Wehner continued: "As a general matter, I'm not in favor of military coups. On the other hand, I'm not in favor of Zelaya doing to Honduras what Chavez has done in Venezuela. In any event, there doesn't seem to be any consistency on when Obama decides to meddle, beyond his tendency to take actions that make life easier for those who do not wish America well."
On Tuesday, former Clinton administration official Lawrence J. Haas picked up on this same theme.
"History suggests the United States would be wise to align itself with the forces of democracy, rather than with creaky autocracies in the Middle East and elsewhere whose days could well be numbered," Haas wrote
in his syndicated column. "To be sure, authoritarian regimes of late have been digging in, and they have secured some recent successes.
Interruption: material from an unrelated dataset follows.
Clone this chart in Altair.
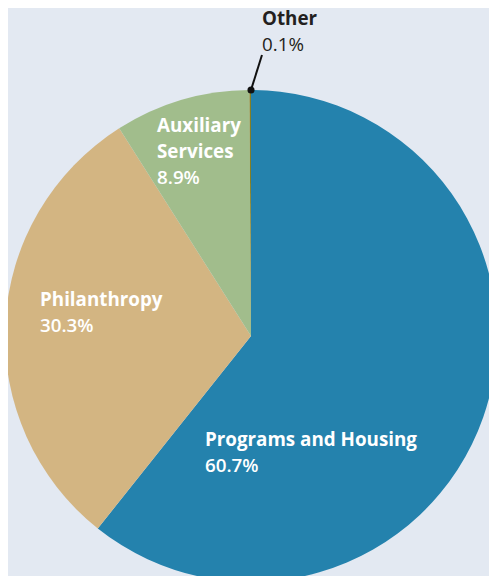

But their victories cannot obscure the larger reality – that democracy has spread far and wide in recent decades. It will spread further. And when it does, the United States must not find itself on the wrong side of history."
Fair enough, but when Zelaya took his place in the Honduran seat on the floor of the U.N. General Assembly Tuesday, he was greeted with sustained applause by the representatives of the world community. They condemned his removal and demanded the "immediate and unconditional" restoration of Honduras' president. Obama had put the United States foursquare behind that proposition, and it led to an immediate payoff.
Zelaya's loony pal Hugo Chavez had been railing that Washington was behind the Honduran coup. Zelaya laid that one to rest himself.
"The United States," he said, "has changed a great deal."